Iron Ore Enriched with Human Bones
By Snjezana Mulic
Dani (Sarajevo)
April 15, 2005

On April 6th of this year, Jasmin Odobasic, the head of the Bosnian-Herzegovinian Federal Commission on Missing Persons, found a human skull - wedged between sparse trees and stones - on the very surface of a strip mine in the New Mines Ljubija area. Not far away from it, there were other skeleton parts.

For our state of affairs, unfortunately, one skeleton is no novelty, especially within that particular area, but this very finding clearly unmasks the bold lies of the new mines' owners, that there are "no remains of murdered Bosniaks and Croats" in the area.

Indeed, the world's biggest steel manufacturer Mittal Steel Company, that precisely one year ago bought 51 percent ownership of the Ljubija mines near Prijedor, is trying to suppress what cannot be suppressed - that it bought the mines which, in their depths but also on the surface, hide the truth about the crimes that the Serb military and paramilitary committed against Bosniaks and Croats in July 1992.

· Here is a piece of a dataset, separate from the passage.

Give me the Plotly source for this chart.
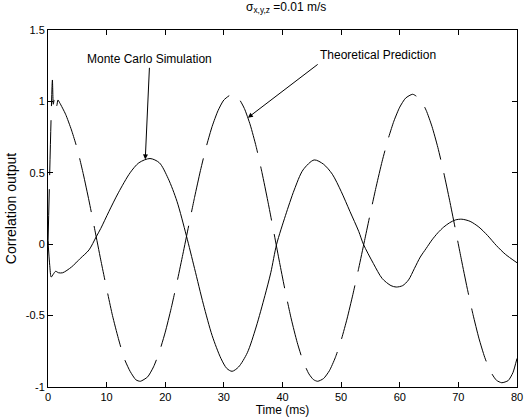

During that year of 1992, more than three thousand non-Serbs were murdered in the Prijedor municipality (there are 3.227 recorded in the Book of the Missing, although the suspected number is even higher), while in a single day, on July 25, 1992, several hundred civilians were executed in the abandoned Omarska strip mine. Simply, the mines had become the biggest concentration camps and execution sites of the non-Serb population.

The mines' management fired all employed Bosniaks and Croats at the beginning of the war, while the still-employed Serbs got a new task - instead of the ore, they dug bodies of their co-workers and neighbors.

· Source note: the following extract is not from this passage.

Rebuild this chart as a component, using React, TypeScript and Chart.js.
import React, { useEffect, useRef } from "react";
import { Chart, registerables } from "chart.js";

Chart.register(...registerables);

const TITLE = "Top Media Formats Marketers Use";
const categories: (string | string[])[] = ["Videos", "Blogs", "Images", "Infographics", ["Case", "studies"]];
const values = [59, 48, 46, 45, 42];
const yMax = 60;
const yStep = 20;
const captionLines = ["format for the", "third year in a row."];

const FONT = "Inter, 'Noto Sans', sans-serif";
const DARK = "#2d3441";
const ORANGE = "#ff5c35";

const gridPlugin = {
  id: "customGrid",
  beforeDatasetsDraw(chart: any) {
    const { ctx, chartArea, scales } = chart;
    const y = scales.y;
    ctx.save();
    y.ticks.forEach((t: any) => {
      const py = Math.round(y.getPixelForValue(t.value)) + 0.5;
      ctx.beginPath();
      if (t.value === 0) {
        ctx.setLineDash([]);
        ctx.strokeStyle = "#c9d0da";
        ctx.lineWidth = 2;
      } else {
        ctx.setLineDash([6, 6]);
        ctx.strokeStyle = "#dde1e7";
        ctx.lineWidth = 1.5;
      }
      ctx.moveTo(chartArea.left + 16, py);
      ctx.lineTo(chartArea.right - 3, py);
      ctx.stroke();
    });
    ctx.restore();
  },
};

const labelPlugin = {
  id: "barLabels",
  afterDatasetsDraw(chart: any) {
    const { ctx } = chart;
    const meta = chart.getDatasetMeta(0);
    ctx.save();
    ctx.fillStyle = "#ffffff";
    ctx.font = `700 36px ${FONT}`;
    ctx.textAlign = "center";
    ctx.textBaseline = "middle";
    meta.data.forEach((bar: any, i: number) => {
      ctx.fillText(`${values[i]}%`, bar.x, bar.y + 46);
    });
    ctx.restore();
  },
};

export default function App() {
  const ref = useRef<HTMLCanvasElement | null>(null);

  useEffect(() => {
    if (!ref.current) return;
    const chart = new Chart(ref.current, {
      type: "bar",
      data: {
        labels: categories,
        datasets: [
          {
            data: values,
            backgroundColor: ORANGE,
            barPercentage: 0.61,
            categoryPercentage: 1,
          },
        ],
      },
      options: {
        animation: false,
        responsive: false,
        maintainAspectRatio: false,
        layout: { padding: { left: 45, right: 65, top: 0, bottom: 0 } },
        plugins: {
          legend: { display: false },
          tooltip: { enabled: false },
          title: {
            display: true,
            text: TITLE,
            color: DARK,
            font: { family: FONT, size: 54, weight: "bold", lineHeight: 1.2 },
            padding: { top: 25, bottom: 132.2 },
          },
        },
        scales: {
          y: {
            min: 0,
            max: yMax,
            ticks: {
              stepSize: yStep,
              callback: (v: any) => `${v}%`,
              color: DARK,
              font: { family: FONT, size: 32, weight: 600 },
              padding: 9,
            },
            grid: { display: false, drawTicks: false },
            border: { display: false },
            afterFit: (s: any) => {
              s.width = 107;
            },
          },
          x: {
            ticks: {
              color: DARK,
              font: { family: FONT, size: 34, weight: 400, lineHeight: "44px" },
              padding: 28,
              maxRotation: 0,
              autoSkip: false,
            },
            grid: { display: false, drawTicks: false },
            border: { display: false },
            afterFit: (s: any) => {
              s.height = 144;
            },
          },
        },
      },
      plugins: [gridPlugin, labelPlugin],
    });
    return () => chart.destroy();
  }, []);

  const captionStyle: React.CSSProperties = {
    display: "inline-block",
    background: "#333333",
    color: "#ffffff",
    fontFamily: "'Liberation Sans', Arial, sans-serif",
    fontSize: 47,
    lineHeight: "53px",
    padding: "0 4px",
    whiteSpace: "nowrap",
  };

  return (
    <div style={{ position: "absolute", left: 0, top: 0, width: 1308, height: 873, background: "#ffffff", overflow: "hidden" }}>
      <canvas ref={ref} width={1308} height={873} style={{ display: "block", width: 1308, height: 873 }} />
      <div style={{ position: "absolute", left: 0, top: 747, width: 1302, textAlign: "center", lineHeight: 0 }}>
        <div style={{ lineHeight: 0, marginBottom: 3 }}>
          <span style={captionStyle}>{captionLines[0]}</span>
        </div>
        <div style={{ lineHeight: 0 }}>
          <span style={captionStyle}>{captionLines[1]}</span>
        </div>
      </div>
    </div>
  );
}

The truth about the mines was first exposed by Ed Vulliamy, reporter for The Guardian, who publicized the images of the emaciated camp inmates. But even though the images "shocked the world", that did not help the victims to find their peace. On the contrary: the Republika Srpska authorities, that became the mines' owner after the war and still retain 49 percent ownership today, soon started to mine the ore. The first post-war iron ore quantities shipped from the Ljubija mines, most probably 'enriched' with human calcium and phosphorus, were delivered to the Serbian steelworks in Smederevo.

While the executioners of the Prijedor municipality non-Serb population took care of business, the Federal Commission on Missing Persons, led by Jasmin Odobasic, searched for skeletons and struggled to reclaim some dignity for the victims and 'closure' for their surviving relatives. Consequently, only two kilometers from what is today the entrance to the central building of the Omarska mine, where one is greeted with a cyrillic "Welcome" sign, 456 bodies were recovered from the Stari Kevljani mass grave. The Hrastova Glavica mass grave, also within the Omarska mine area, revealed 126 bodies, the Redak mass grave 74, Lisac 49, Pasinac 54, and the Jakarina Kosa mass grave (in the mines at Ljubija) 373 bodies. According to the Commission on Missing Persons records and the claims of the victims' relatives, there are still approximately 1,700 bodies hidden within the realm of New Mines Ljubija!

However, that horrifying actuality does not stop the new majority-owners of the mines, nor those others - the Republika Srpska authorities - from mining the ore. Conversely, those others benefited from the involvement of the Indian-British Mittal Steel Company, mainly in obtaining an opportunity to at least partially cover up the extent of genocide against Bosniaks and Croats.

The federal and state-level authorities likewise have voiced no protest against these new mining operations undertaken before all victims' remains have been exhumed and all execution sites have been marked. The only voice of reason came from the camp survivors and victims' relatives, several non-governmental organizations, the above-mentioned Federal Commission on Missing Persons, and one foreigner - the journalist Ed Vulliamy.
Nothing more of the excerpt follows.